Record extracts
####

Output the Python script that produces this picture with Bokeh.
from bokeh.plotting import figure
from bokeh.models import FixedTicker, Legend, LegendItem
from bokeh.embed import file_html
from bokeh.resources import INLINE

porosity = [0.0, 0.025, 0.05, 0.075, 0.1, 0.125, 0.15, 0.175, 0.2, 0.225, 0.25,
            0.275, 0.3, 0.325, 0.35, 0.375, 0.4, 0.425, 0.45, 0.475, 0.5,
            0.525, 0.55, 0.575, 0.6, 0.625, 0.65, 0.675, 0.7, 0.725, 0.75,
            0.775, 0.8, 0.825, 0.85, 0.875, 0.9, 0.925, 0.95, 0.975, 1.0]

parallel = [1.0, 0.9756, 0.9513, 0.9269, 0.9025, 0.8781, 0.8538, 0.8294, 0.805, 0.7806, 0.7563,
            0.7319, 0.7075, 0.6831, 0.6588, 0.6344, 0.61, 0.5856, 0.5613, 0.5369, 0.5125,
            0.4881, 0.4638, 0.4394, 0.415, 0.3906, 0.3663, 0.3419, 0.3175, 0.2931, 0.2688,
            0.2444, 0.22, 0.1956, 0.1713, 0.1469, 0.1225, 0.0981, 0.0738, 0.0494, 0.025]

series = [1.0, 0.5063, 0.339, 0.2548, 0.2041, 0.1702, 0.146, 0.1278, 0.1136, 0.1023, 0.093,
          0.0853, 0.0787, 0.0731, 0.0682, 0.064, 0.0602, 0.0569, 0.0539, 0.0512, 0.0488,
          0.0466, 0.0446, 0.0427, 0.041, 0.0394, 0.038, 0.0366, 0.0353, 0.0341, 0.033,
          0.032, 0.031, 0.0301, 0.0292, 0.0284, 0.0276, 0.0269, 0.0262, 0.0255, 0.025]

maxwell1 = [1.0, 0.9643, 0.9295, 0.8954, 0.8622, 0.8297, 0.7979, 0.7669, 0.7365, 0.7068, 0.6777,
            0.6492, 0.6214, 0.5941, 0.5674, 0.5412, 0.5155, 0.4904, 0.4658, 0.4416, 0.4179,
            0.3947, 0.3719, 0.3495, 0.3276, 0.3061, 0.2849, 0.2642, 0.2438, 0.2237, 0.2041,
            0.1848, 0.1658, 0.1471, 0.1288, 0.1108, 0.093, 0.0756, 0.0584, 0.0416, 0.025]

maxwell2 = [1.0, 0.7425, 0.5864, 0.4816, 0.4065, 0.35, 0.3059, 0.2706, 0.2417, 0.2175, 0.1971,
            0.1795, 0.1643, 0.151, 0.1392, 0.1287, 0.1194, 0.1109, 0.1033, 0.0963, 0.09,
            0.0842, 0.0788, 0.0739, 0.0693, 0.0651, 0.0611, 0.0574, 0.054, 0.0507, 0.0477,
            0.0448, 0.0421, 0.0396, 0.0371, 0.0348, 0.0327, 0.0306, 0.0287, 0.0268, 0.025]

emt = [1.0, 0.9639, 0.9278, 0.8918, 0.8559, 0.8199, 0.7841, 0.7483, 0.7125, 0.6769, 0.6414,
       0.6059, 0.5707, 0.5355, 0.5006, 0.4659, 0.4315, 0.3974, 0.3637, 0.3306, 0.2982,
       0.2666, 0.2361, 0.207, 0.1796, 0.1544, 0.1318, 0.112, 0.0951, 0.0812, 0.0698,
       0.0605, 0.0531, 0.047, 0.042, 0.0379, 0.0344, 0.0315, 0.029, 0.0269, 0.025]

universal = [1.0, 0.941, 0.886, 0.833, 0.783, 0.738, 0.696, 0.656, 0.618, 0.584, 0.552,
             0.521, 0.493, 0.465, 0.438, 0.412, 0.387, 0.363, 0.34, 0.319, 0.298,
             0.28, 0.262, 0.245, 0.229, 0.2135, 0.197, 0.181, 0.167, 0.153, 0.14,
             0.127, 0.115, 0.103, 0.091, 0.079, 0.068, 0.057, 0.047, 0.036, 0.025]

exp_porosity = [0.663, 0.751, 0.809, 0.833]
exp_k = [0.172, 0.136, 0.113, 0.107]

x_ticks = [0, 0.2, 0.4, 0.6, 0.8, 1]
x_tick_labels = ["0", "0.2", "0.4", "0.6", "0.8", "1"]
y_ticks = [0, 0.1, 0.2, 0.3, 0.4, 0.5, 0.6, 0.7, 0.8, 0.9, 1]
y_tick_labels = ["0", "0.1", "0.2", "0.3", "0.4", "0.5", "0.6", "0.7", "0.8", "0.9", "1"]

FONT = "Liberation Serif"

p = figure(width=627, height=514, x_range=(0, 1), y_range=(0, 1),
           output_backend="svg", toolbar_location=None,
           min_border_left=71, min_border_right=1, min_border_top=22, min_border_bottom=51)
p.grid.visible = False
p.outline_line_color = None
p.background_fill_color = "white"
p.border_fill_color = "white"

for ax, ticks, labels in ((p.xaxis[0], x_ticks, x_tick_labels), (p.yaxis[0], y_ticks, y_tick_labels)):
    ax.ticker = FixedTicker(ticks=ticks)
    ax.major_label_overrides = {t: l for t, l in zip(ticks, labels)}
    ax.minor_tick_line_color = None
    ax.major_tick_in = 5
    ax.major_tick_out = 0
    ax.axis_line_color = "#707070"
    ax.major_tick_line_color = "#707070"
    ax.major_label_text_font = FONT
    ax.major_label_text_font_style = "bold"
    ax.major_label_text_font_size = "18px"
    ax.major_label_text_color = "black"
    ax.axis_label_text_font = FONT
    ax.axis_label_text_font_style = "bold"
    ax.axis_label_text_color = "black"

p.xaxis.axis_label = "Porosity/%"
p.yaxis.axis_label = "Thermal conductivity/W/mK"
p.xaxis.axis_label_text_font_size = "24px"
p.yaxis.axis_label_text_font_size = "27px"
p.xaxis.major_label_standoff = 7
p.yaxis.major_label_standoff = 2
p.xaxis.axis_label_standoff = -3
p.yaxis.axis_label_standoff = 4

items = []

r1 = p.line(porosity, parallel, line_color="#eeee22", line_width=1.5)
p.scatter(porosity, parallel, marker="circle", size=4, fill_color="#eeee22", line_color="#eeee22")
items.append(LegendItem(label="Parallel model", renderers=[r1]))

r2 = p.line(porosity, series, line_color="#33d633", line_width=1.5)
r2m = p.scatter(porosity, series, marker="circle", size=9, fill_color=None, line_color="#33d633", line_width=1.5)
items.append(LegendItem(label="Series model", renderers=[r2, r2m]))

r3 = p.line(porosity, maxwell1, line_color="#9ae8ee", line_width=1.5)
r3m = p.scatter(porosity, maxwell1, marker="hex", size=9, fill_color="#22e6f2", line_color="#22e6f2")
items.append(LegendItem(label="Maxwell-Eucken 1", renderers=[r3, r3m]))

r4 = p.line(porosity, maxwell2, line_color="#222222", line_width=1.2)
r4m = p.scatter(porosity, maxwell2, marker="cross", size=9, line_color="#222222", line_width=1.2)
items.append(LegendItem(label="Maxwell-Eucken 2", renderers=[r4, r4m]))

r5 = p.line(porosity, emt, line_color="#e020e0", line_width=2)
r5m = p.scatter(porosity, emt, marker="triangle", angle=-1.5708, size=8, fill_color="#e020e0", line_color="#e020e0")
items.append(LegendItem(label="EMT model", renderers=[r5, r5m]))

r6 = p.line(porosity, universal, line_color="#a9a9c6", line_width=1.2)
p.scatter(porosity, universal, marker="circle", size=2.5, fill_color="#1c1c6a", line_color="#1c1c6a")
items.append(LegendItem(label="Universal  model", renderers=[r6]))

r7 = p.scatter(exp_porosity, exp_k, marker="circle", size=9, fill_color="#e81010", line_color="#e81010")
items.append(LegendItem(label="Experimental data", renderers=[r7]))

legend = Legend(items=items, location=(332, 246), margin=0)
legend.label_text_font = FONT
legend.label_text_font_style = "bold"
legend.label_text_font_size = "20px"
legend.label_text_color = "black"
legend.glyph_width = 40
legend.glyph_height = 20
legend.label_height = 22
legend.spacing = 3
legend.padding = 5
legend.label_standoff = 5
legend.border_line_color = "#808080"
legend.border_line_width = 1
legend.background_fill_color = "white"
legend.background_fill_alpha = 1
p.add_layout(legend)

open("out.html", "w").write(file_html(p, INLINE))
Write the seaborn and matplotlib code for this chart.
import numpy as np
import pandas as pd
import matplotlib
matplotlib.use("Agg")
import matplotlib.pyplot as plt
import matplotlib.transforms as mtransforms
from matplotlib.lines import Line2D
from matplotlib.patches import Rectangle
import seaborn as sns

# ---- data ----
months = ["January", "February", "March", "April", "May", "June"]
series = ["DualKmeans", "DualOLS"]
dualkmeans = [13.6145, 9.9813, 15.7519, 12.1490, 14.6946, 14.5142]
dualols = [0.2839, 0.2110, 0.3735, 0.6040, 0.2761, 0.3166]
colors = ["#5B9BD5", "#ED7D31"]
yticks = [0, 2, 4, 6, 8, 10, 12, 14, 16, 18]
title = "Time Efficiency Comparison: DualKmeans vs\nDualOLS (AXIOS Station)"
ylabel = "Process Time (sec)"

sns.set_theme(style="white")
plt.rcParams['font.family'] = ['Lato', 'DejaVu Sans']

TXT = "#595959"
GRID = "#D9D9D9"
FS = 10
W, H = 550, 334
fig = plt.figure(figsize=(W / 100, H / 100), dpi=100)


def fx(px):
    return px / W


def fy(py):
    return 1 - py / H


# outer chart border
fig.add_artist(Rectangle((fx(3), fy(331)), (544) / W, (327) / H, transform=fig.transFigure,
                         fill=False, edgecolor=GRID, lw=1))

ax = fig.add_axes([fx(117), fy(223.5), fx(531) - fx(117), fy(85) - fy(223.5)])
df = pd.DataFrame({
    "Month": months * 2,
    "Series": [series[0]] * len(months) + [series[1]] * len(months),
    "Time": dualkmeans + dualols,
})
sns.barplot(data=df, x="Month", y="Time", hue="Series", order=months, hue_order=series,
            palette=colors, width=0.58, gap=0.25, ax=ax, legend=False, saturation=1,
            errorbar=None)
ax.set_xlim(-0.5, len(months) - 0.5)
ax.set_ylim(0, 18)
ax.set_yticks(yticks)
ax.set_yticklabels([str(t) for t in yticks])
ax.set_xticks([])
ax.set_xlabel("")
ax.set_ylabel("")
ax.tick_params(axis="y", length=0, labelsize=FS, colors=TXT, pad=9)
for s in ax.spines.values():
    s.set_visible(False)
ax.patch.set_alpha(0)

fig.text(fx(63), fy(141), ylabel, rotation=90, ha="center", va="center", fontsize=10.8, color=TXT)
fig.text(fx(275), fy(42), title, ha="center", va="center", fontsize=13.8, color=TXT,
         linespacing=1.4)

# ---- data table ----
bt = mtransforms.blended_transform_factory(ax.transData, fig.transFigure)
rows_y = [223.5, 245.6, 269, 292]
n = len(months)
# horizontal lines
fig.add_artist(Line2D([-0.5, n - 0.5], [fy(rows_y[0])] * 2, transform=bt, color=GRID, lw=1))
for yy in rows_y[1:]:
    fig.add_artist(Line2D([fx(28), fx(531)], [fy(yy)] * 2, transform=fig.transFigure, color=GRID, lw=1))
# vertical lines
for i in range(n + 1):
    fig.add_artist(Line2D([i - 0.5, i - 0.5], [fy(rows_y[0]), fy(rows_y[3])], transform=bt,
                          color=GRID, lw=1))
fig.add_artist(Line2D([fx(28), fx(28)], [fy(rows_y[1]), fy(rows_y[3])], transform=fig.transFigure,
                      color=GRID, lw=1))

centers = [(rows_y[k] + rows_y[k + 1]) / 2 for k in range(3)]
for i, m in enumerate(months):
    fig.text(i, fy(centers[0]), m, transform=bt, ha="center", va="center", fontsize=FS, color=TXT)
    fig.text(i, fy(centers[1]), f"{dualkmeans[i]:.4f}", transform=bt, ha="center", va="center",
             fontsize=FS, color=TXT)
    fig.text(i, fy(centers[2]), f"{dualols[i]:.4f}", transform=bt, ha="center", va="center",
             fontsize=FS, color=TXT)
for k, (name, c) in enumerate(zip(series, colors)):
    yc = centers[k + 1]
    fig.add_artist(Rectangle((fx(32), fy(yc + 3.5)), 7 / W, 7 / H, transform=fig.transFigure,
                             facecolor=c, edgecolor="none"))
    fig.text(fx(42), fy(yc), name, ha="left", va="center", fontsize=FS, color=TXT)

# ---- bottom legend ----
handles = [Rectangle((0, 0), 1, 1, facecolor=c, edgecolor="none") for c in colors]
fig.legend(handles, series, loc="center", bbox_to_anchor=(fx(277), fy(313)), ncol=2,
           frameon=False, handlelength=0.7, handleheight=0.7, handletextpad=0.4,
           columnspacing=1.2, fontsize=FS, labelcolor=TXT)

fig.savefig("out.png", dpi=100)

####

What the exercise asks
Return exactly the leading lines of the listing, stopping after the line in which "0.0262, 0.0255, 0.025]" occurs.

Solution for this task
Output the Python script that produces this picture with Bokeh.
from bokeh.plotting import figure
from bokeh.models import FixedTicker, Legend, LegendItem
from bokeh.embed import file_html
from bokeh.resources import INLINE

porosity = [0.0, 0.025, 0.05, 0.075, 0.1, 0.125, 0.15, 0.175, 0.2, 0.225, 0.25,
            0.275, 0.3, 0.325, 0.35, 0.375, 0.4, 0.425, 0.45, 0.475, 0.5,
            0.525, 0.55, 0.575, 0.6, 0.625, 0.65, 0.675, 0.7, 0.725, 0.75,
            0.775, 0.8, 0.825, 0.85, 0.875, 0.9, 0.925, 0.95, 0.975, 1.0]

parallel = [1.0, 0.9756, 0.9513, 0.9269, 0.9025, 0.8781, 0.8538, 0.8294, 0.805, 0.7806, 0.7563,
            0.7319, 0.7075, 0.6831, 0.6588, 0.6344, 0.61, 0.5856, 0.5613, 0.5369, 0.5125,
            0.4881, 0.4638, 0.4394, 0.415, 0.3906, 0.3663, 0.3419, 0.3175, 0.2931, 0.2688,
            0.2444, 0.22, 0.1956, 0.1713, 0.1469, 0.1225, 0.0981, 0.0738, 0.0494, 0.025]

series = [1.0, 0.5063, 0.339, 0.2548, 0.2041, 0.1702, 0.146, 0.1278, 0.1136, 0.1023, 0.093,
          0.0853, 0.0787, 0.0731, 0.0682, 0.064, 0.0602, 0.0569, 0.0539, 0.0512, 0.0488,
          0.0466, 0.0446, 0.0427, 0.041, 0.0394, 0.038, 0.0366, 0.0353, 0.0341, 0.033,
          0.032, 0.031, 0.0301, 0.0292, 0.0284, 0.0276, 0.0269, 0.0262, 0.0255, 0.025]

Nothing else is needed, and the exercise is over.